## What the task asks
Copy exactly, and only, the lines between the line holding "Rebuild this chart" and the line holding "from matplotlib.ticker import", inclusive; skip the pictures.

## Records to process
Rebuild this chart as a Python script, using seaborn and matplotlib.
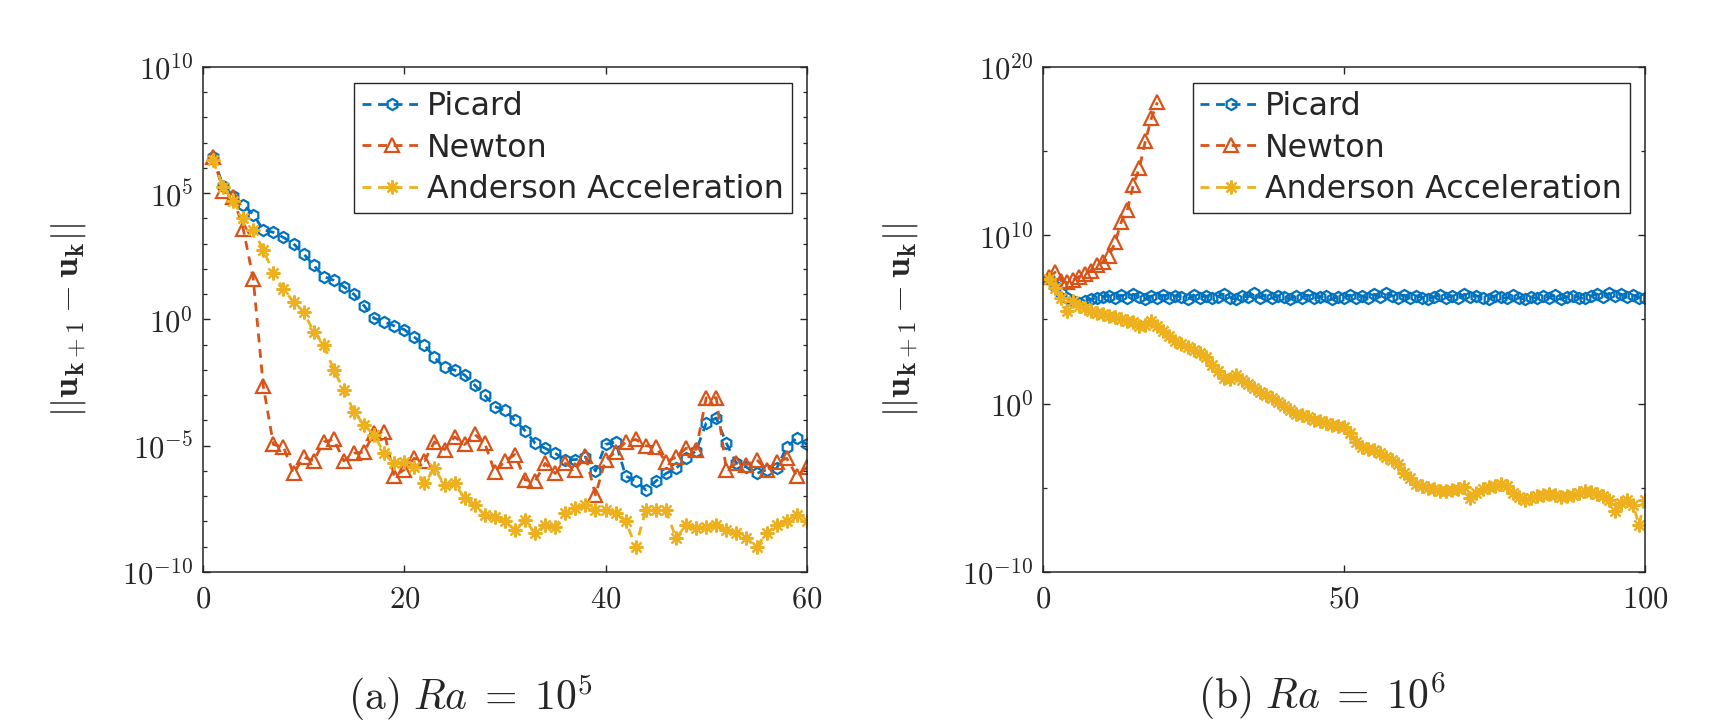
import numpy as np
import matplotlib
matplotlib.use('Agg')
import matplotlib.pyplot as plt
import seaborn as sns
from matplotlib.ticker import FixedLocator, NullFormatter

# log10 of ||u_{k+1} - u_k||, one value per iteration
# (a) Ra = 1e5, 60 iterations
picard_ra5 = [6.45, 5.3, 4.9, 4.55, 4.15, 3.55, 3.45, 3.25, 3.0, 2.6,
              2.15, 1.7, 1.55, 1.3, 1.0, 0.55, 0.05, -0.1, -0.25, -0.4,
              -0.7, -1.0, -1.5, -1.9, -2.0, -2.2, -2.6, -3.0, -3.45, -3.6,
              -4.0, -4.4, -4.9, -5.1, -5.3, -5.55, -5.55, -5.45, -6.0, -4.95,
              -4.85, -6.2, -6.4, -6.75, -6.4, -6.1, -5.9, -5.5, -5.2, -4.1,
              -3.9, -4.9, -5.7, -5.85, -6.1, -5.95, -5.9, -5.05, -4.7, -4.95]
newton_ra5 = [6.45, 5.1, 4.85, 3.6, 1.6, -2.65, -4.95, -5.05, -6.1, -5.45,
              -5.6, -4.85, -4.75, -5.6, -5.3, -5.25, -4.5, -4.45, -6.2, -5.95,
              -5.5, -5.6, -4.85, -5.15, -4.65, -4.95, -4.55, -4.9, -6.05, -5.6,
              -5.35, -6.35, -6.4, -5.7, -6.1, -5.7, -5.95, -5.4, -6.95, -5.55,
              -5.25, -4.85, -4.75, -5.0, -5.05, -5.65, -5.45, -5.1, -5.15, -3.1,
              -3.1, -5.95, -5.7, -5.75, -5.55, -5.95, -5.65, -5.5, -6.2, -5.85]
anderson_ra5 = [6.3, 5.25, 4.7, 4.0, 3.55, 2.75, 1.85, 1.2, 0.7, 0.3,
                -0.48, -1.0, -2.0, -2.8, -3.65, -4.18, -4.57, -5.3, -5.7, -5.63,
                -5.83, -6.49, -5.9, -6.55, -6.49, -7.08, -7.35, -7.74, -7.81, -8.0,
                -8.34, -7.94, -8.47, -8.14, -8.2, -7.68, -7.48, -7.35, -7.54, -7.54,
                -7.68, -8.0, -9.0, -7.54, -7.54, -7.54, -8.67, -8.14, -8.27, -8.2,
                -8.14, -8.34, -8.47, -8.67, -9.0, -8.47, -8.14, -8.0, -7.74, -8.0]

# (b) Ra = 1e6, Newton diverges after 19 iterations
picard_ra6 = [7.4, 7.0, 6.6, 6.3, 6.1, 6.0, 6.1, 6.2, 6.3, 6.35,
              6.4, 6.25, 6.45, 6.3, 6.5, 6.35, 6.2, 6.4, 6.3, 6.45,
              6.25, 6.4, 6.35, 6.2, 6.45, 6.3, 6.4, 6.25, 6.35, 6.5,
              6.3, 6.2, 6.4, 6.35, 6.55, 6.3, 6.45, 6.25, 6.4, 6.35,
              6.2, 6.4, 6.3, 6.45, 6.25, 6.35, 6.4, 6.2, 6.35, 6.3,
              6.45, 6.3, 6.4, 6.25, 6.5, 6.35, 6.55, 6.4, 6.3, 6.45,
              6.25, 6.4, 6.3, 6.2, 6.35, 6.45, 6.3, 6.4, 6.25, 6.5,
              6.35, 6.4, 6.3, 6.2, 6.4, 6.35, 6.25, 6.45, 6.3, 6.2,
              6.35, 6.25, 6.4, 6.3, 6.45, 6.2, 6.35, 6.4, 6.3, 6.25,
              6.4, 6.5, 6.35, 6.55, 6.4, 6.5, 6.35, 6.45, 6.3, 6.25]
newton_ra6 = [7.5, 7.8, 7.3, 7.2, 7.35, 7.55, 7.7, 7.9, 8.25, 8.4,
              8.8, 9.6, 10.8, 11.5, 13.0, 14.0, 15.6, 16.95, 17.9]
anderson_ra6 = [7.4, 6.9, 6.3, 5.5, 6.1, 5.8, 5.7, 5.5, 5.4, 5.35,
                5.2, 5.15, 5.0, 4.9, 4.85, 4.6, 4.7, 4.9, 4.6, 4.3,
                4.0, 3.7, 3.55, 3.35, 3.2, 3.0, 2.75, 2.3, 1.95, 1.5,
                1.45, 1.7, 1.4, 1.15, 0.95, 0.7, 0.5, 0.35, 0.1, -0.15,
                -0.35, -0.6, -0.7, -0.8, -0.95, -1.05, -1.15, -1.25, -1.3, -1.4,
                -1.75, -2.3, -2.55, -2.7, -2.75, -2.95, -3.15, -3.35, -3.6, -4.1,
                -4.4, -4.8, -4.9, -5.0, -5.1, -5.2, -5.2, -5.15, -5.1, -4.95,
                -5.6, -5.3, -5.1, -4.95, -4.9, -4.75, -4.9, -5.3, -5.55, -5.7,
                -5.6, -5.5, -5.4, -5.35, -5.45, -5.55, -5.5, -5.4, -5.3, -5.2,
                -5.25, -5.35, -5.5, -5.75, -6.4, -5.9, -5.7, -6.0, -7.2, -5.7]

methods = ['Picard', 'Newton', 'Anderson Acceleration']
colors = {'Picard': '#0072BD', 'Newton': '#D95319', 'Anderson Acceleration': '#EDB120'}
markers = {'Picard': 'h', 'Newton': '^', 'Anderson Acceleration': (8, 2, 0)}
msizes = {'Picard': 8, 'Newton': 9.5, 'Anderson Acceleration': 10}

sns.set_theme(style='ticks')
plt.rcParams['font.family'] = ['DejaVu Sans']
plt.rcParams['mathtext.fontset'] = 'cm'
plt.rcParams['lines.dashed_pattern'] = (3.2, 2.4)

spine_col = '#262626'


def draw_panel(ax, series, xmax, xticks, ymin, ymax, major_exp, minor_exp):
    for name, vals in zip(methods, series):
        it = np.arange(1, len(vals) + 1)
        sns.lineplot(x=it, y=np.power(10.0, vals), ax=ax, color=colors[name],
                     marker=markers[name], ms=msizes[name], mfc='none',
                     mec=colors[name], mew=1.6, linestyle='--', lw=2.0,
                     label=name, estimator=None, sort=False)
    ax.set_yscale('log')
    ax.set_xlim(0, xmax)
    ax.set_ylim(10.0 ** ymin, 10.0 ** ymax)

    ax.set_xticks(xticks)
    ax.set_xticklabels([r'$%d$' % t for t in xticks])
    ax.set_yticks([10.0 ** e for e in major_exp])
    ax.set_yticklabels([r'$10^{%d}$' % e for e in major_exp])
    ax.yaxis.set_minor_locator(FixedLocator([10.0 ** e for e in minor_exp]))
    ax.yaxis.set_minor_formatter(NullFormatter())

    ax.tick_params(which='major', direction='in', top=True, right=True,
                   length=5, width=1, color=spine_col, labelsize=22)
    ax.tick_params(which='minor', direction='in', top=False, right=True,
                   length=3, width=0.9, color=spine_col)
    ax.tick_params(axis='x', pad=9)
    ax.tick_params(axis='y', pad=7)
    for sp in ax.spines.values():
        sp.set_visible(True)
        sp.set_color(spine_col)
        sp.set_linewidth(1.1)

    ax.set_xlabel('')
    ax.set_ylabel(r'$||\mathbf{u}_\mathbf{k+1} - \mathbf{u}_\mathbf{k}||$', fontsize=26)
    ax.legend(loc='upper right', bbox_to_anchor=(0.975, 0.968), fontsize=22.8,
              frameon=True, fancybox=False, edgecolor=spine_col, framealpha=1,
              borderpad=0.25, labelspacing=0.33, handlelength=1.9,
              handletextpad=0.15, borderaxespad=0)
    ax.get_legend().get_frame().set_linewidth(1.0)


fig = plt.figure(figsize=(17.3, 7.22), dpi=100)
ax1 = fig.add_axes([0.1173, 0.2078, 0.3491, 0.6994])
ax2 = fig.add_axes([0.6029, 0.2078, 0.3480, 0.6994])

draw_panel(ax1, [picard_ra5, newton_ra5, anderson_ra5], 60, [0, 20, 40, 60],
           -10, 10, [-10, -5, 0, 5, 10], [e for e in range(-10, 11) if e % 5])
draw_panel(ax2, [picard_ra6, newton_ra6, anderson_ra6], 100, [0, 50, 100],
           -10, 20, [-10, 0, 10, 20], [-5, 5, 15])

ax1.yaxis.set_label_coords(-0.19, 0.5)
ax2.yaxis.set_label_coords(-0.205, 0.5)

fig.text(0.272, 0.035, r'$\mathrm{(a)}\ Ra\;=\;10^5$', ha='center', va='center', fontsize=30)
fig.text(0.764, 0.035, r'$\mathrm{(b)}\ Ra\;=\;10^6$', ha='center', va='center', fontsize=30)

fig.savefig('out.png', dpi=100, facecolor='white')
* * *
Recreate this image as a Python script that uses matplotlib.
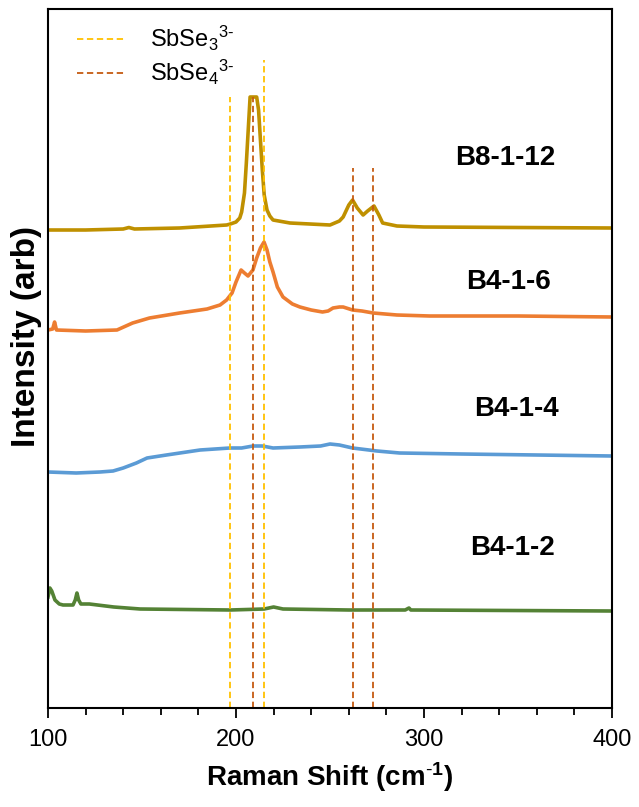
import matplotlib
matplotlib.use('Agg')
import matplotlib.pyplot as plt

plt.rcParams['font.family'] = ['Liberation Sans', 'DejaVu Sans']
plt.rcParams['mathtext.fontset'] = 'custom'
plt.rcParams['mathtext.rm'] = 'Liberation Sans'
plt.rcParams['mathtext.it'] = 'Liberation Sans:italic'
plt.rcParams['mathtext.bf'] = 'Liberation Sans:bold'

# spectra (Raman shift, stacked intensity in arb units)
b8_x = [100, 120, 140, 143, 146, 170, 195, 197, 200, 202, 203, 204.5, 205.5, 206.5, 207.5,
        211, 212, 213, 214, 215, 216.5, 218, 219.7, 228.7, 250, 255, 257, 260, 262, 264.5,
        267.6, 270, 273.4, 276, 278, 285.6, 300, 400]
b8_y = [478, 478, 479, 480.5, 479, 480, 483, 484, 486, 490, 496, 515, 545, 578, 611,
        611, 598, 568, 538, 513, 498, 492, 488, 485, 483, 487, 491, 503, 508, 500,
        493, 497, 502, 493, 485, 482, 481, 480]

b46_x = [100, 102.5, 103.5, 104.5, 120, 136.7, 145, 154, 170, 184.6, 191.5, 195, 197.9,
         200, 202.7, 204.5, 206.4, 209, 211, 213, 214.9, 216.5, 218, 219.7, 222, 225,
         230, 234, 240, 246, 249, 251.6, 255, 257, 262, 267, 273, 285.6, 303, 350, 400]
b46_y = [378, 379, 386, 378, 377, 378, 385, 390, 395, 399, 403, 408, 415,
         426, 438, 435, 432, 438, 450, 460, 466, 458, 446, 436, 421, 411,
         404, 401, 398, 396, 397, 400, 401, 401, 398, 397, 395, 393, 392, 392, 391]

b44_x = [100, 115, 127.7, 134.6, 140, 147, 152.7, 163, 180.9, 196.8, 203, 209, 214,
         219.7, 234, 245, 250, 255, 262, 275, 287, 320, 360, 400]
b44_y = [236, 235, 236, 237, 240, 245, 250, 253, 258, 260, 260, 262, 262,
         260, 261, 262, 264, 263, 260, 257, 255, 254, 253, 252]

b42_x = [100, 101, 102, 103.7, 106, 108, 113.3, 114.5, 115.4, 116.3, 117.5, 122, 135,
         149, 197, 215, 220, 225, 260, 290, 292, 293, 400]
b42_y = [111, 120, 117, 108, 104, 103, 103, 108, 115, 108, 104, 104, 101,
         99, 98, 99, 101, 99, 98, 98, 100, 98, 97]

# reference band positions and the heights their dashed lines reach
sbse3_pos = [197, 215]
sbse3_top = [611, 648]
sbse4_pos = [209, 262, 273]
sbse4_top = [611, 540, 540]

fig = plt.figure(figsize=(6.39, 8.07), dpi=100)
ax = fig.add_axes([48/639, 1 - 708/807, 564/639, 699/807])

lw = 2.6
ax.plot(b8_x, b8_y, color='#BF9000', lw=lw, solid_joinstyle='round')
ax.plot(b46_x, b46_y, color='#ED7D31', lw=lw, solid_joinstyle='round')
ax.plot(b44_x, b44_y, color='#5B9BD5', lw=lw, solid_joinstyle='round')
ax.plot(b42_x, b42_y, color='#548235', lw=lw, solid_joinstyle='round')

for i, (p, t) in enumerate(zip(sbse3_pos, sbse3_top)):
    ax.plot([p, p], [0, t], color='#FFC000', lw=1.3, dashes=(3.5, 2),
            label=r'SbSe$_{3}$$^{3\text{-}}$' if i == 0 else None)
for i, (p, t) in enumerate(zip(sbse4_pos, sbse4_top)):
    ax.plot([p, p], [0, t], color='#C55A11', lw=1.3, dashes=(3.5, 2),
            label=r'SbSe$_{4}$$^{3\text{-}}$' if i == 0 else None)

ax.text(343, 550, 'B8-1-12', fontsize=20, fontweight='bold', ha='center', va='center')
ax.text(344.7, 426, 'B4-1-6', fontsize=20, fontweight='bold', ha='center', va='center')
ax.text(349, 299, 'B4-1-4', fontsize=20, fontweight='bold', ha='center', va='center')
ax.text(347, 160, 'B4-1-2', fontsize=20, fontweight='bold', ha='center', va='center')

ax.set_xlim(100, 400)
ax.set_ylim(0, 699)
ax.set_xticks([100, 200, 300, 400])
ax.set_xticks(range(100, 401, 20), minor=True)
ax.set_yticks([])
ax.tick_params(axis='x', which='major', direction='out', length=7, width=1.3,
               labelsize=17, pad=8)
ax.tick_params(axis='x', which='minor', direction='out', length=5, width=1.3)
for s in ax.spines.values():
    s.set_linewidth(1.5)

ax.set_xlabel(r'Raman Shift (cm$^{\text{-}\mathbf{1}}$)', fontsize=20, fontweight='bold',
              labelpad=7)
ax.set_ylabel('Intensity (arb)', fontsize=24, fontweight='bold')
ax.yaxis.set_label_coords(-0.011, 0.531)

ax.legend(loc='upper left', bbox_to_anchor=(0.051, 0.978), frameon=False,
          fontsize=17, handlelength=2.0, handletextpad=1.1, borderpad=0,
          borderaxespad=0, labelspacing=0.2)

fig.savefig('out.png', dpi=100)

## The completed task
Rebuild this chart as a Python script, using seaborn and matplotlib.
import numpy as np
import matplotlib
matplotlib.use('Agg')
import matplotlib.pyplot as plt
import seaborn as sns
from matplotlib.ticker import FixedLocator, NullFormatter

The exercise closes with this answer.